Zelfs de Rode Ridder is nog een klein kind

Als achtjarig kind was ik ervan overtuigd dat ik op mijn achttiende ineens volwassen zou zijn. Zomaar, van de ene dag op de andere. Op de dag van mijn achttiende verjaardag, heel toevallig ook de verjaardag van mijn tweelingbroer, zou de overheid komen aankloppen, me een schouderklopje geven en mijn volwassenendiploma afgeven.

Dit was ook de periode waarin elke vrije minuut van mijn bestaan gevuld was met wat ik 'de Heilige Drievuldigheid van het introverte kind' noem: stripverhalen, tekenfilms en videospelletjes. Ik stond op met Rode-Ridderalbums, at met afleveringen van 'Donald Duck', en ging 'slapen' met Pokémon Emerald, dat ik stiekem onder de lakens nog uren en uren speelde.

Als vijftienjarige tiener begreep ik dat volwassenheid niet zo simpel was: niet enkel besefte ik dat de overheid helemaal niet aan mijn deur zou komen kloppen, maar ik realiseerde me dat volwassenen eigenlijk helemaal geen volwassenen zijn. Ze zijn gewoon kinderen met wat meer centimeters, verantwoordelijkheid en maatschappijdruk, die faken dat ze volwassen zijn tot ze het zelf beginnen te geloven. Fake it till you make it.

De Heilige Drievuldigheid was inmiddels aan haar secularisering begonnen. Johan van Horst werd vervangen door 'Joe Speedboot', 'Donald Duck' door 'Thuis' en 'Pokémon' door 'Call of Duty 327' of elke andere game die je geen rare blikken opleverde op de speelplaats. De mening van ukkepukjes van mijn leeftijd betekende toen, spijtig genoeg, vaak meer dan mijn eigen mening.

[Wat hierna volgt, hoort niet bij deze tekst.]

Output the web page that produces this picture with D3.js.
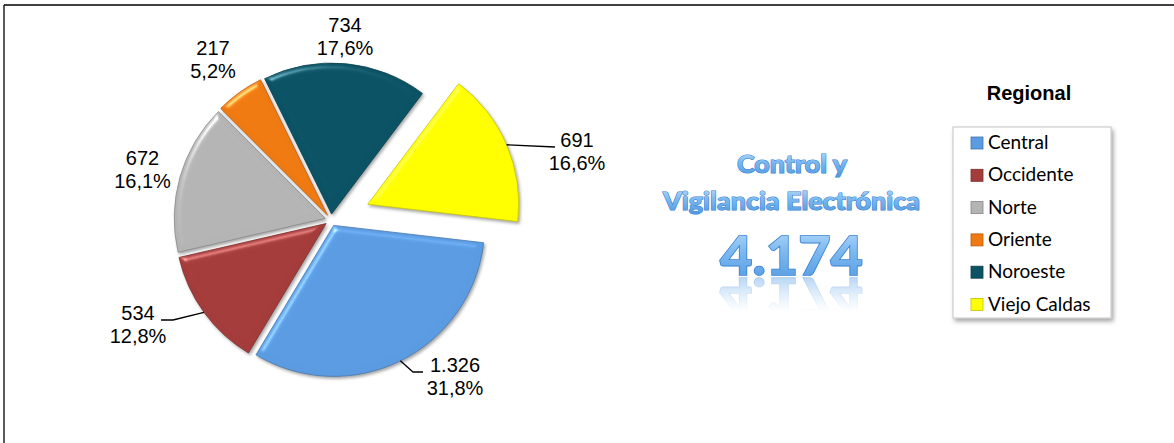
<!DOCTYPE html>
<html><head><meta charset="utf-8">
<script src="https://cdn.jsdelivr.net/npm/d3@7"></script>
<style>body{margin:0;background:#fff}svg{display:block}</style>
</head><body><svg id="chart" width="1174" height="443"></svg>
<script>
// ---- data ----
const categories = ["Central", "Occidente", "Norte", "Oriente", "Noroeste", "Viejo Caldas"];
const values = [1326, 534, 672, 217, 734, 691];
const colorsList = ["#5B9BE1", "#A33C3A", "#B4B4B4", "#F07A12", "#0B5264", "#FFFF00"];
const titleLines = ["Control y", "Vigilancia Electrónica"];
const legendTitle = "Regional";

// ---- layout ----
const W = 1174, H = 443;
const cx = 331, cy = 220, R = 151;
const startDeg = 96.6;
const explode = [6, 6, 6, 6, 6, 40];
const labelOffsets = [[124, 152], [-193, 100], [-188.5, -55], [-118, -165], [14, -188], [246, -73]];
const leaderPts = { 0: [[82, 152], [92, 152]], 1: [[-158, 100], [-170, 100]], 5: [[224, -73]] };

const loc = d3.formatLocale({decimal: ",", thousands: ".", grouping: [3], currency: ["$", ""]});
const fmtInt = loc.format(",d");
const fmtPct = loc.format(".1f");

const svg = d3.select("#chart");
const defs = svg.append("defs");

// bevel filter
const bev = defs.append("filter").attr("id", "bevel").attr("x", "-10%").attr("y", "-10%").attr("width", "120%").attr("height", "120%")
  .attr("color-interpolation-filters", "sRGB");
bev.append("feGaussianBlur").attr("in", "SourceAlpha").attr("stdDeviation", 3).attr("result", "blur");
const spec = bev.append("feSpecularLighting").attr("in", "blur").attr("surfaceScale", 4).attr("specularConstant", 0.9)
  .attr("specularExponent", 35).attr("lighting-color", "#ffffff").attr("result", "spec");
spec.append("feDistantLight").attr("azimuth", 235).attr("elevation", 35);
bev.append("feComposite").attr("in", "spec").attr("in2", "SourceAlpha").attr("operator", "in").attr("result", "specIn");
bev.append("feComposite").attr("in", "SourceGraphic").attr("in2", "specIn").attr("operator", "arithmetic")
  .attr("k1", 0).attr("k2", 1).attr("k3", 0.45).attr("k4", 0).attr("result", "lit");
bev.append("feDropShadow").attr("in", "lit").attr("dx", 1.5).attr("dy", 2).attr("stdDeviation", 1.6)
  .attr("flood-color", "#000").attr("flood-opacity", 0.35);

const sh = defs.append("filter").attr("id", "boxshadow").attr("x", "-10%").attr("y", "-10%").attr("width", "125%").attr("height", "125%");
sh.append("feDropShadow").attr("dx", 2).attr("dy", 3).attr("stdDeviation", 2).attr("flood-color", "#000").attr("flood-opacity", 0.35);

const tg = defs.append("linearGradient").attr("id", "titleGrad").attr("x1", 0).attr("y1", 0).attr("x2", 0).attr("y2", 1);
tg.append("stop").attr("offset", "0%").attr("stop-color", "#bfe0fb");
tg.append("stop").attr("offset", "45%").attr("stop-color", "#7db9f0");
tg.append("stop").attr("offset", "100%").attr("stop-color", "#4f97e0");

// fading mask for reflections
const mg = defs.append("linearGradient").attr("id", "maskGrad").attr("gradientUnits", "userSpaceOnUse")
  .attr("x1", 0).attr("y1", 276).attr("x2", 0).attr("y2", 312);
mg.append("stop").attr("offset", "0%").attr("stop-color", "#fff").attr("stop-opacity", 0.45);
mg.append("stop").attr("offset", "100%").attr("stop-color", "#fff").attr("stop-opacity", 0);
defs.append("mask").attr("id", "reflMask").attr("maskUnits", "userSpaceOnUse")
  .attr("x", 0).attr("y", 0).attr("width", W).attr("height", H)
  .append("rect").attr("x", 600).attr("y", 276).attr("width", 400).attr("height", 40).attr("fill", "url(#maskGrad)");

// frame
svg.append("line").attr("x1", 4).attr("y1", 5).attr("x2", W).attr("y2", 5).attr("stroke", "#000").attr("stroke-width", 1.3);
svg.append("line").attr("x1", 4).attr("y1", 5).attr("x2", 4).attr("y2", H).attr("stroke", "#000").attr("stroke-width", 1.3);

// ---- pie ----
const color = d3.scaleOrdinal().domain(categories).range(colorsList);
const total = d3.sum(values);
const pie = d3.pie().sort(null).value(d => d.value)
  .startAngle(startDeg * Math.PI / 180).endAngle(startDeg * Math.PI / 180 + 2 * Math.PI);
const arcs = pie(categories.map((c, i) => ({cat: c, value: values[i], i})));
const arc = d3.arc().innerRadius(0).outerRadius(R);

const g = svg.append("g").attr("transform", `translate(${cx},${cy})`);
arcs.forEach(a => {
  const m = (a.startAngle + a.endAngle) / 2;
  a.mid = m;
  a.off = [explode[a.data.i] * Math.sin(m), -explode[a.data.i] * Math.cos(m)];
});
g.selectAll("path.slice").data(arcs).join("path")
  .attr("class", "slice")
  .attr("transform", d => `translate(${d.off[0]},${d.off[1]})`)
  .attr("d", arc)
  .attr("fill", d => color(d.data.cat))
  .attr("stroke", d => d3.color(color(d.data.cat)).darker(0.7))
  .attr("stroke-width", 0.8)
  .attr("stroke-linejoin", "round")
  .attr("filter", "url(#bevel)");

// leader lines
arcs.forEach(a => {
  const pts = leaderPts[a.data.i];
  if (!pts) return;
  const start = [a.off[0] + R * Math.sin(a.mid), a.off[1] - R * Math.cos(a.mid)];
  g.append("path").attr("d", d3.line()([start, ...pts]))
    .attr("fill", "none").attr("stroke", "#000").attr("stroke-width", 1.3);
});

// labels
const lab = g.selectAll("text.lab").data(arcs).join("text")
  .attr("class", "lab")
  .attr("text-anchor", "middle")
  .attr("font-family", "Liberation Sans, Arial, sans-serif")
  .attr("font-size", 20)
  .attr("fill", "#000");
lab.append("tspan").attr("x", d => labelOffsets[d.data.i][0]).attr("y", d => labelOffsets[d.data.i][1])
  .text(d => fmtInt(d.data.value));
lab.append("tspan").attr("x", d => labelOffsets[d.data.i][0]).attr("y", d => labelOffsets[d.data.i][1] + 23)
  .text(d => fmtPct(d.data.value / total * 100) + "%");

// ---- center title ----
const titleSpec = [
  {text: titleLines[0], x: 792, y: 173, size: 24, len: 110},
  {text: titleLines[1], x: 791.5, y: 210, size: 24, len: 257},
  {text: fmtInt(total), x: 791.5, y: 275, size: 54, len: 143}
];
const tgr = svg.append("g");
titleSpec.forEach((t, k) => {
  tgr.append("text")
    .attr("id", "title" + k)
    .attr("x", t.x).attr("y", t.y)
    .attr("text-anchor", "middle")
    .attr("font-family", "Lato, sans-serif").attr("font-weight", 900)
    .attr("font-size", t.size)
    .attr("textLength", t.len).attr("lengthAdjust", "spacingAndGlyphs")
    .attr("fill", "url(#titleGrad)")
    .attr("stroke", "#357fd0").attr("stroke-width", k === 2 ? 1.6 : 1.1)
    .attr("paint-order", "stroke")
    .text(t.text);
});
// reflection of the total (a mirrored <use> of the same text)
const last = titleSpec[2];
svg.append("g").attr("mask", "url(#reflMask)")
  .append("use").attr("href", "#title2")
  .attr("transform", `translate(0,${2 * last.y + 3}) scale(1,-1)`);

// ---- legend ----
svg.append("text").attr("x", 1029).attr("y", 100).attr("text-anchor", "middle")
  .attr("font-family", "Liberation Sans, Arial, sans-serif").attr("font-weight", 700).attr("font-size", 20)
  .text(legendTitle);
svg.append("rect").attr("x", 953).attr("y", 127).attr("width", 158).attr("height", 191)
  .attr("fill", "#fff").attr("stroke", "#c4c4c4").attr("stroke-width", 1).attr("filter", "url(#boxshadow)");
const lg = svg.append("g").selectAll("g").data(categories).join("g")
  .attr("transform", (d, i) => `translate(971,${149 + i * 32.3})`);
lg.append("rect").attr("x", 0).attr("y", -12).attr("width", 12).attr("height", 12)
  .attr("fill", d => color(d)).attr("stroke", d => d3.color(color(d)).darker(0.8)).attr("stroke-width", 0.8);
lg.append("text").attr("x", 17).attr("y", 0)
  .attr("font-family", "Lato, sans-serif").attr("font-size", 19)
  .attr("fill", "#000")
  .text(d => d);
</script>
</body></html>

Op mijn tweeëntwintigste, een paar maanden na het begin van de coronacrisis, begon ik op te merken dat sommige mensen hun volwassenheid niet meer hoeven faken. Ze spreken over Foucault, vullen hun belastingaangifte in en gaan op tijd slapen. Eerst dacht ik dat het kind in hen compleet verdwenen was. Maar het is er nog: kleine verborgen stukjes kind, alsof ze verstoppertje spelen in het wonderbaarlijke geheel dat een mens is. Kleine gouden eilandjes die de ogen van mensen doen fonkelen als je er toevallig over begint, waar ze enthousiast en tegelijk licht ongemakkelijk over babbelen.

Door corona zochten we allemaal manieren om ons bezig te houden. In plaats van nog meer Harari, geschiedenisdocumentaires en 'Among Us', ging ik terug naar de Rode Ridder, naar Donald en naar 'Pokémon'. Ik doorzocht thuis de stofnesten naar verloren gewaande stripboeken, keek de oude tekenfilms op YouTube, en vond tweedehands gameconsoles die me terugbrachten naar mijn jonge zelve. Nu ik zelf min of meer volwassen begin te worden, merk ik dat ook de mensen waarmee ik een babbeltje sla net dat beetje enthousiaster reageren, wanneer we praten over onze nostalgische hebbedingetjes.

Als ik dus iets wil bereiken met deze hersenkronkel, is het dit: ga op zoek naar wat je blij maakte als kind. Je favoriete ontbijtgranen, dat ene boek dat je maar bleef lezen, of die oude knuffel die je stiekem nooit weg durfde te doen. Vraag aan je vrienden wat hen bezig hield, en geniet van de fonkel in hun ogen wanneer ze honderduit beginnen te vertellen. Je krijgt er het verleden niet mee terug, maar je toekomst wordt er een stuk knusser door.